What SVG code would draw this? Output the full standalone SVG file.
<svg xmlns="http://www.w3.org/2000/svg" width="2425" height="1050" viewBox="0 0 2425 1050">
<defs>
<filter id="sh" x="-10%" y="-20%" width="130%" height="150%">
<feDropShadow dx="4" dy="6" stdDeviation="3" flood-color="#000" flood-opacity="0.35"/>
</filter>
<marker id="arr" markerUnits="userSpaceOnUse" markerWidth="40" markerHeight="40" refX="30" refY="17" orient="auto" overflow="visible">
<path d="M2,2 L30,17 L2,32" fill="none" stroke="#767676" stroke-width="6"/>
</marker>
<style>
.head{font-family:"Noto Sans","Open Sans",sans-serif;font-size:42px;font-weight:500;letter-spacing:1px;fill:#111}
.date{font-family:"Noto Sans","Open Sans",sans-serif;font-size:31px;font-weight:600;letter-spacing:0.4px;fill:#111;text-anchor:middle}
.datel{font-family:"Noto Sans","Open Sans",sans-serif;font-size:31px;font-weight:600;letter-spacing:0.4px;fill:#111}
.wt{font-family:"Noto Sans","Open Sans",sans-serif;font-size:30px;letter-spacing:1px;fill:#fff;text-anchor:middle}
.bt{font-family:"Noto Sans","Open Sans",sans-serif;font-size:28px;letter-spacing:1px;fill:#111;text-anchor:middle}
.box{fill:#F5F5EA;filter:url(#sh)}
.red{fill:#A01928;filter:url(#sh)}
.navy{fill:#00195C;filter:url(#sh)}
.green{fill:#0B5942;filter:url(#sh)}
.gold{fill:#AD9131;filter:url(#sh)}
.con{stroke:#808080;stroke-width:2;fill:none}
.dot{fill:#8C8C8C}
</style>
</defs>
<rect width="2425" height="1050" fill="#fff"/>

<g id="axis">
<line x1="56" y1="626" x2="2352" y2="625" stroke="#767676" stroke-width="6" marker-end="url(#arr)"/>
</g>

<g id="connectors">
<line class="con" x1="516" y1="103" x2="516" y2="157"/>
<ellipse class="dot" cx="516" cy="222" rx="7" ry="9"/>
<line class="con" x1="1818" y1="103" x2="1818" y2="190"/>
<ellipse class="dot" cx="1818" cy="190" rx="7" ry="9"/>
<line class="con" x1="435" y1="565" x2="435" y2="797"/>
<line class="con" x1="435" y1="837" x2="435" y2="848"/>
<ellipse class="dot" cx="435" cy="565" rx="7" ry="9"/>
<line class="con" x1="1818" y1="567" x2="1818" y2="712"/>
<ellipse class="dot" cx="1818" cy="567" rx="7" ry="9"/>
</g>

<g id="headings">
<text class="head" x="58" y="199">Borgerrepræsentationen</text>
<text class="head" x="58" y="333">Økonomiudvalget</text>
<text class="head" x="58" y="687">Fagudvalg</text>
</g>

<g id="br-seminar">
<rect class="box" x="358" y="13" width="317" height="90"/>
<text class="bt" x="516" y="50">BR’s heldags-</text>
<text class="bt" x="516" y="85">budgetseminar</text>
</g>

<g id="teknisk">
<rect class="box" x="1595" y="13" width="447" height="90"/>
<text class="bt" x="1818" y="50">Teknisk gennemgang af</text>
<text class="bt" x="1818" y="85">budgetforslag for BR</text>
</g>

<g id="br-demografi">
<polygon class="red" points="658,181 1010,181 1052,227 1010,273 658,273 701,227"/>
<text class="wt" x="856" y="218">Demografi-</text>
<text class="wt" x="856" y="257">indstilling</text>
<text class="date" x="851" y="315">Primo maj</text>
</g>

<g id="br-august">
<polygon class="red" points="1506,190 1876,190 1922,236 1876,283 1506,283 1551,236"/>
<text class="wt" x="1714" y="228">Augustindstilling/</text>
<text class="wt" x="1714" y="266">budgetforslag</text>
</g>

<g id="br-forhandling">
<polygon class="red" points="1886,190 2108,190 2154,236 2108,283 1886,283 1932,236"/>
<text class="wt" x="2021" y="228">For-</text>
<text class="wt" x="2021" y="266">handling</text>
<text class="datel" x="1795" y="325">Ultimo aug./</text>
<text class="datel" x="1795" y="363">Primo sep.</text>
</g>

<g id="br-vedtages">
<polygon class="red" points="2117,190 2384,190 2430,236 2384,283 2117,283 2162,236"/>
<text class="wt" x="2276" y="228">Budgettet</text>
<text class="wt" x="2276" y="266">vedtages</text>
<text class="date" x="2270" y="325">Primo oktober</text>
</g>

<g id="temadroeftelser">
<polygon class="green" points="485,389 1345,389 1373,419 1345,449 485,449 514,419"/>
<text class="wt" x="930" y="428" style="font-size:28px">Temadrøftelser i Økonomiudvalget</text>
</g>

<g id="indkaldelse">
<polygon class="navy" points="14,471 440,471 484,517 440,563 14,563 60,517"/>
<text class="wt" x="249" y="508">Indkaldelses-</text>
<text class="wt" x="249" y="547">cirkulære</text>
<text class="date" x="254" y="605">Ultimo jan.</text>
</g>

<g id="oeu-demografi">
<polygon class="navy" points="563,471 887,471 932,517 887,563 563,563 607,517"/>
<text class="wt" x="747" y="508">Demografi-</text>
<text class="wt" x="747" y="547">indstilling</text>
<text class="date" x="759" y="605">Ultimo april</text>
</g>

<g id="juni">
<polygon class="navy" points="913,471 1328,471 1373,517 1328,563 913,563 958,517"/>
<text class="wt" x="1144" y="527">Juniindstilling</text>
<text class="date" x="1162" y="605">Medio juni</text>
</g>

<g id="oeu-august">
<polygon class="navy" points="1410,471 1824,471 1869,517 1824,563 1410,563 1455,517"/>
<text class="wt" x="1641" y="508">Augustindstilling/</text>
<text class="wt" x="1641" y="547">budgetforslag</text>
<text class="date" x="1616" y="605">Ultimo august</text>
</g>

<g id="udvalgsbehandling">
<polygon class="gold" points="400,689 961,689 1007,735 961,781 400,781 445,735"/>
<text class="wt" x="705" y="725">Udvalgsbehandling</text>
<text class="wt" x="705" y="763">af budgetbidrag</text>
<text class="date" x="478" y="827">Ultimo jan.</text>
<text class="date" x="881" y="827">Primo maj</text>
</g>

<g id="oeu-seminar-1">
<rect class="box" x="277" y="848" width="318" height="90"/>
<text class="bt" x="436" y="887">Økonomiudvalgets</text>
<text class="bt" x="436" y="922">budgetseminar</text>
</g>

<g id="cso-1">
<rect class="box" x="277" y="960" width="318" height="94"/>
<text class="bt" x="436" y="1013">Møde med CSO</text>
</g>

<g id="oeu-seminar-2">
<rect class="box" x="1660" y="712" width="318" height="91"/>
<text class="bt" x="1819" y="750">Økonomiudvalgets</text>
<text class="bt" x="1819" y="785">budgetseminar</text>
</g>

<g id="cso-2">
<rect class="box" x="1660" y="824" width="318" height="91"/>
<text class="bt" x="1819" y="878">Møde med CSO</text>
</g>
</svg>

...

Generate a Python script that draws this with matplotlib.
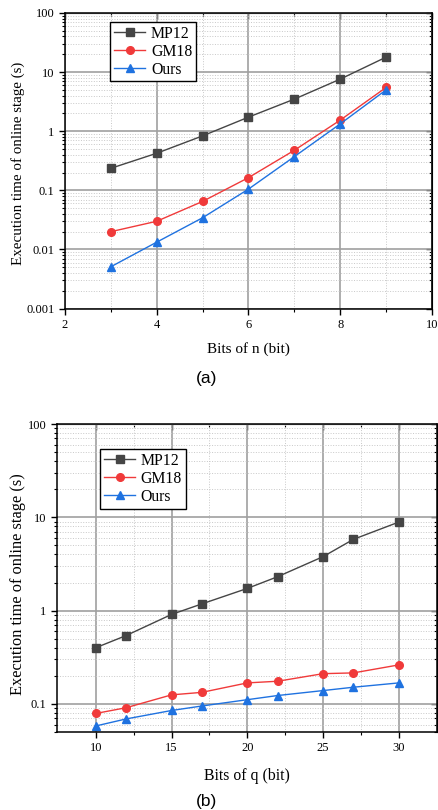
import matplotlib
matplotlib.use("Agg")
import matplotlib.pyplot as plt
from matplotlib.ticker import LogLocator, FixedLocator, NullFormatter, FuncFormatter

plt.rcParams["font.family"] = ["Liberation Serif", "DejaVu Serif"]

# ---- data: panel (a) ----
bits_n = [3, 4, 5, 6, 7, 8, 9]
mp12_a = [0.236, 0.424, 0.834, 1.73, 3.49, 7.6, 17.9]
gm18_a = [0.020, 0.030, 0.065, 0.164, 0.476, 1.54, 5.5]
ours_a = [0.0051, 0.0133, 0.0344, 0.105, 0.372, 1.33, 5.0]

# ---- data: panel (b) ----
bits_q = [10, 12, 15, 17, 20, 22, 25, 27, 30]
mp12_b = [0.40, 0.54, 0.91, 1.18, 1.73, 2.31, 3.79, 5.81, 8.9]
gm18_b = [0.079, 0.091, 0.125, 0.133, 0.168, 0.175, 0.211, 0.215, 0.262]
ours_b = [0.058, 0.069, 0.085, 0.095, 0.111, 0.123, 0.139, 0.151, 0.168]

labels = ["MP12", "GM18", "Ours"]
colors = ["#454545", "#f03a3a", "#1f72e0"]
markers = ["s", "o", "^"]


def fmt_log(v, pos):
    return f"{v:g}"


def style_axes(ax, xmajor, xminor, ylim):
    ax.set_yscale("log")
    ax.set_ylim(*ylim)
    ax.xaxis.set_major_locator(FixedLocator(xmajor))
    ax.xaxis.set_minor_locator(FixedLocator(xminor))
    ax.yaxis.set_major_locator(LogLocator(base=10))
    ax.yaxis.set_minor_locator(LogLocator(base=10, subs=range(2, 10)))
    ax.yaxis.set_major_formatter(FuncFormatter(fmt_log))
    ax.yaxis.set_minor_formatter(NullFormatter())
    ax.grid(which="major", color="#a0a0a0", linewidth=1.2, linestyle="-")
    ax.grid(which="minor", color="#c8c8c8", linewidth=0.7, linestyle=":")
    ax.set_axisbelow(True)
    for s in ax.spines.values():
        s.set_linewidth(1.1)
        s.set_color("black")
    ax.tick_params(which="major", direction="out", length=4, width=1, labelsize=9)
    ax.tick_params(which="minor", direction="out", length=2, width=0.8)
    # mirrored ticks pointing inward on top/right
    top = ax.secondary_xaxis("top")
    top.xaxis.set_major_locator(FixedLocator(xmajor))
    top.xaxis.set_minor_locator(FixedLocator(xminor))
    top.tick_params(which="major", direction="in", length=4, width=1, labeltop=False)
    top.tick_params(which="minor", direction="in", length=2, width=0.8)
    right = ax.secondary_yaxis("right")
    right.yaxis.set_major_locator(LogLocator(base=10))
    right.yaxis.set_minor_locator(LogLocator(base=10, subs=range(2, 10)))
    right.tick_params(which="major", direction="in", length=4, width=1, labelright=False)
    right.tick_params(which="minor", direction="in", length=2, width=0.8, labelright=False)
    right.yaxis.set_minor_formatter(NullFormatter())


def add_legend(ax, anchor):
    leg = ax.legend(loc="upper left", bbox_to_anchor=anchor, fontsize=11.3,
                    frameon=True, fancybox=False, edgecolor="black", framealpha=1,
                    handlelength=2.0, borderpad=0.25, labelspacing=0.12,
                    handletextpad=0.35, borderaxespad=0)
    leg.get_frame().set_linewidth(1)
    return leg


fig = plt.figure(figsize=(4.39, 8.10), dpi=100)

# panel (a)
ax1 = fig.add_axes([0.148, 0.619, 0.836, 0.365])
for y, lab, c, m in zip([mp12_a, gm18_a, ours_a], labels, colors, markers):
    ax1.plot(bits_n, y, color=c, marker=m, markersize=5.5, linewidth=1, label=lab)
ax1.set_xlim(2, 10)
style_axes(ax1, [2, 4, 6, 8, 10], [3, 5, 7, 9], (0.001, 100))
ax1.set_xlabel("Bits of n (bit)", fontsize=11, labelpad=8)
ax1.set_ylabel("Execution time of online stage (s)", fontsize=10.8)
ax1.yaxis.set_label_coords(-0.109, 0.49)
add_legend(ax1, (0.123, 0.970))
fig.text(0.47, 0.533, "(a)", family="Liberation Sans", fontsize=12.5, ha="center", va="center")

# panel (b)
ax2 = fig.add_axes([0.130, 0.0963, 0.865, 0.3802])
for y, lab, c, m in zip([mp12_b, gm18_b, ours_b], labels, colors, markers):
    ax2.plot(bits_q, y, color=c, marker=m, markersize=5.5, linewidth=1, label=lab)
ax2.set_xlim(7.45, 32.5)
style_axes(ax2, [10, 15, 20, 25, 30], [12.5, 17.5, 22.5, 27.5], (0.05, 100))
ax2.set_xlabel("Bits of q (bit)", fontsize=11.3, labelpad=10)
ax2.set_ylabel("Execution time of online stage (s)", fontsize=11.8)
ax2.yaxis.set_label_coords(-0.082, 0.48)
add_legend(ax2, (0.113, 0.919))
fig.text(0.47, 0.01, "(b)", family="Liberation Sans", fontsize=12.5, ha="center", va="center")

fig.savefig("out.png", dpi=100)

==

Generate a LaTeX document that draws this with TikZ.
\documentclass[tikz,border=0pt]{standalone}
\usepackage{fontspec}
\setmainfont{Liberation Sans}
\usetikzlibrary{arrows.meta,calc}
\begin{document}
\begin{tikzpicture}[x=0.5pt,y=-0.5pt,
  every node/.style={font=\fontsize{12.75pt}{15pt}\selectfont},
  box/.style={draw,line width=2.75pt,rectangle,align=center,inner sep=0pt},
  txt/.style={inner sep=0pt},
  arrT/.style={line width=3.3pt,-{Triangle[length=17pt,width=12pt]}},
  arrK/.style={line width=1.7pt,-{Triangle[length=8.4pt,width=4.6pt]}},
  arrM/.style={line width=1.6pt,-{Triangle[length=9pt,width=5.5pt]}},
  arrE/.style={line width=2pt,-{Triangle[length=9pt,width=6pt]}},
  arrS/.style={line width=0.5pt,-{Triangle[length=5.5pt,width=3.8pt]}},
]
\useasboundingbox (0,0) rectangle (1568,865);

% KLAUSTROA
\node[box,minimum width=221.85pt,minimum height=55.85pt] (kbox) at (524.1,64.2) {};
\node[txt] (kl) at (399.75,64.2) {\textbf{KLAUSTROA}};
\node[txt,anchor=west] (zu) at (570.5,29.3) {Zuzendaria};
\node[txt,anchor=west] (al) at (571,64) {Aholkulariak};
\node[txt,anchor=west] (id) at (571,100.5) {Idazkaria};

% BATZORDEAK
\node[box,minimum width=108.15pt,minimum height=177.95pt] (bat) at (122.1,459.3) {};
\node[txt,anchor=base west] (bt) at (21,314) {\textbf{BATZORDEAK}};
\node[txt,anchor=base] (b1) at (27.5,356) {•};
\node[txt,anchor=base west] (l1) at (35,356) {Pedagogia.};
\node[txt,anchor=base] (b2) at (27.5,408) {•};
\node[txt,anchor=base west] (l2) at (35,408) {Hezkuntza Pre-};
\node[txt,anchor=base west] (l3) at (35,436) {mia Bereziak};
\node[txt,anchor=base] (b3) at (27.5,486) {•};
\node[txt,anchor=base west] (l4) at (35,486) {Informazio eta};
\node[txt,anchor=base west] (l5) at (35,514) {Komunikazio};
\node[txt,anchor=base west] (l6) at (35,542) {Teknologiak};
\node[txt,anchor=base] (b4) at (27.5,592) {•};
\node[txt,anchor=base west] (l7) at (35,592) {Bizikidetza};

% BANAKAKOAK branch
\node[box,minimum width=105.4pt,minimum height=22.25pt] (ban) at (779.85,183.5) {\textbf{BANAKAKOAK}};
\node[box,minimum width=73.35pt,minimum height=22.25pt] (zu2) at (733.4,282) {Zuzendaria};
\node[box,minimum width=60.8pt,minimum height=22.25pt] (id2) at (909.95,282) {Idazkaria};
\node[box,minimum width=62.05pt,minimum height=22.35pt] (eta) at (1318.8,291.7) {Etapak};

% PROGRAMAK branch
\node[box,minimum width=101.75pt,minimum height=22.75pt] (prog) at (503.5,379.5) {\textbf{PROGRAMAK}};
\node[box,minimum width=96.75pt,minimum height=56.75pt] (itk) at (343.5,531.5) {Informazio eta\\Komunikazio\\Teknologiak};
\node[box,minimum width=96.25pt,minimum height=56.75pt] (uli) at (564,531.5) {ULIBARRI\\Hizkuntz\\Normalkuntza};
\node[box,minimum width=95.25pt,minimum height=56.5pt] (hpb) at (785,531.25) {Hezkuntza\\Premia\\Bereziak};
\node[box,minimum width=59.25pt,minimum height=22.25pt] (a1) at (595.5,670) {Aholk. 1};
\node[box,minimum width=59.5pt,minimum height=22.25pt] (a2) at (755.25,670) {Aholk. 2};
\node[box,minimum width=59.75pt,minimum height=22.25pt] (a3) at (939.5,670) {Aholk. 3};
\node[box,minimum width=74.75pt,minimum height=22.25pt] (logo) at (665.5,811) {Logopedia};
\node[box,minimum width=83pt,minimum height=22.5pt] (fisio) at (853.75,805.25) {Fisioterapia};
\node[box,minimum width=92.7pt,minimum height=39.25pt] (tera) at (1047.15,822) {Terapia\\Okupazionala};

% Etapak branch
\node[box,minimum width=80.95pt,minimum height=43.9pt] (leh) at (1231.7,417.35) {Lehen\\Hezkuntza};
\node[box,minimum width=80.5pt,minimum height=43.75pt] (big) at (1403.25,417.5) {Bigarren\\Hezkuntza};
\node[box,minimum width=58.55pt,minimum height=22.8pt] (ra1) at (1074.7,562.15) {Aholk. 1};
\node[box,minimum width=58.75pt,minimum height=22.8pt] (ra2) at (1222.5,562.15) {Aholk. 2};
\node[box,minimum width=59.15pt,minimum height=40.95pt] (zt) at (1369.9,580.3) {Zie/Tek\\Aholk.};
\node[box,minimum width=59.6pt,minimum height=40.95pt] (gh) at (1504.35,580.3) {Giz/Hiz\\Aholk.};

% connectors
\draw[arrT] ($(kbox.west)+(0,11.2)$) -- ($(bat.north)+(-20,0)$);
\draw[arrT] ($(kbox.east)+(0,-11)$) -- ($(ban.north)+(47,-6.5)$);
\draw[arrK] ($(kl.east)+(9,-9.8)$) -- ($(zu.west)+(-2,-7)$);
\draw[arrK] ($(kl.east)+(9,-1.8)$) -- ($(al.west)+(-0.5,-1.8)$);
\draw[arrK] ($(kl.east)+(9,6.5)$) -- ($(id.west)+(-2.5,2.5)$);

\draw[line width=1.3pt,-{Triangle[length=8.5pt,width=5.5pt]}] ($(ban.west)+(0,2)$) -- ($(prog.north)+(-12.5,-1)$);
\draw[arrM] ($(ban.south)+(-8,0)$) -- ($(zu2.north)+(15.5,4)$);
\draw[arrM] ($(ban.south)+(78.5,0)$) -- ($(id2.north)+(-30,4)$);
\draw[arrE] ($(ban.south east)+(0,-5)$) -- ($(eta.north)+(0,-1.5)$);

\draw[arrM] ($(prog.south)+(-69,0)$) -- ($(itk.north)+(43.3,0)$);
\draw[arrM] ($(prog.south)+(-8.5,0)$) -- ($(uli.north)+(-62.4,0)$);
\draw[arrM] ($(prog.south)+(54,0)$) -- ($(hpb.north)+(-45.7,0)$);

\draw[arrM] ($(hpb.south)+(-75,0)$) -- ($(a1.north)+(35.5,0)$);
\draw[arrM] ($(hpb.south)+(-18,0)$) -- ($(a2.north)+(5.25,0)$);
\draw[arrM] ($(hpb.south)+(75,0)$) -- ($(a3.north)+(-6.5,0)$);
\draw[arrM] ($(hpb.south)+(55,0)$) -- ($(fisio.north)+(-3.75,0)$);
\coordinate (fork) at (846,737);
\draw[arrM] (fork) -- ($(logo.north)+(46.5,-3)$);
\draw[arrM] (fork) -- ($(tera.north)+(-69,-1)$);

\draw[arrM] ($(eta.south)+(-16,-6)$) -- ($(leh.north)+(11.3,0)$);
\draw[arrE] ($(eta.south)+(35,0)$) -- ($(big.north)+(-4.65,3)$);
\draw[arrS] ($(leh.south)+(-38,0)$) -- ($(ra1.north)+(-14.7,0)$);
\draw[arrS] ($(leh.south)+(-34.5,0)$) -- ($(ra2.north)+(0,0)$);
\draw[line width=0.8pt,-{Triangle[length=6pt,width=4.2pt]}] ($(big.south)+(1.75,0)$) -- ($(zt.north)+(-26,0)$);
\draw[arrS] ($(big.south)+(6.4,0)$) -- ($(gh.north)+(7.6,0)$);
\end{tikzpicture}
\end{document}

Problem statement >>
Provide an exact reproduction of only those lines that start at the line containing "Generate a LaTeX" and end at the line containing "(id) at (571,100.5)", inclusive.

Written response >>
Generate a LaTeX document that draws this with TikZ.
\documentclass[tikz,border=0pt]{standalone}
\usepackage{fontspec}
\setmainfont{Liberation Sans}
\usetikzlibrary{arrows.meta,calc}
\begin{document}
\begin{tikzpicture}[x=0.5pt,y=-0.5pt,
  every node/.style={font=\fontsize{12.75pt}{15pt}\selectfont},
  box/.style={draw,line width=2.75pt,rectangle,align=center,inner sep=0pt},
  txt/.style={inner sep=0pt},
  arrT/.style={line width=3.3pt,-{Triangle[length=17pt,width=12pt]}},
  arrK/.style={line width=1.7pt,-{Triangle[length=8.4pt,width=4.6pt]}},
  arrM/.style={line width=1.6pt,-{Triangle[length=9pt,width=5.5pt]}},
  arrE/.style={line width=2pt,-{Triangle[length=9pt,width=6pt]}},
  arrS/.style={line width=0.5pt,-{Triangle[length=5.5pt,width=3.8pt]}},
]
\useasboundingbox (0,0) rectangle (1568,865);

% KLAUSTROA
\node[box,minimum width=221.85pt,minimum height=55.85pt] (kbox) at (524.1,64.2) {};
\node[txt] (kl) at (399.75,64.2) {\textbf{KLAUSTROA}};
\node[txt,anchor=west] (zu) at (570.5,29.3) {Zuzendaria};
\node[txt,anchor=west] (al) at (571,64) {Aholkulariak};
\node[txt,anchor=west] (id) at (571,100.5) {Idazkaria};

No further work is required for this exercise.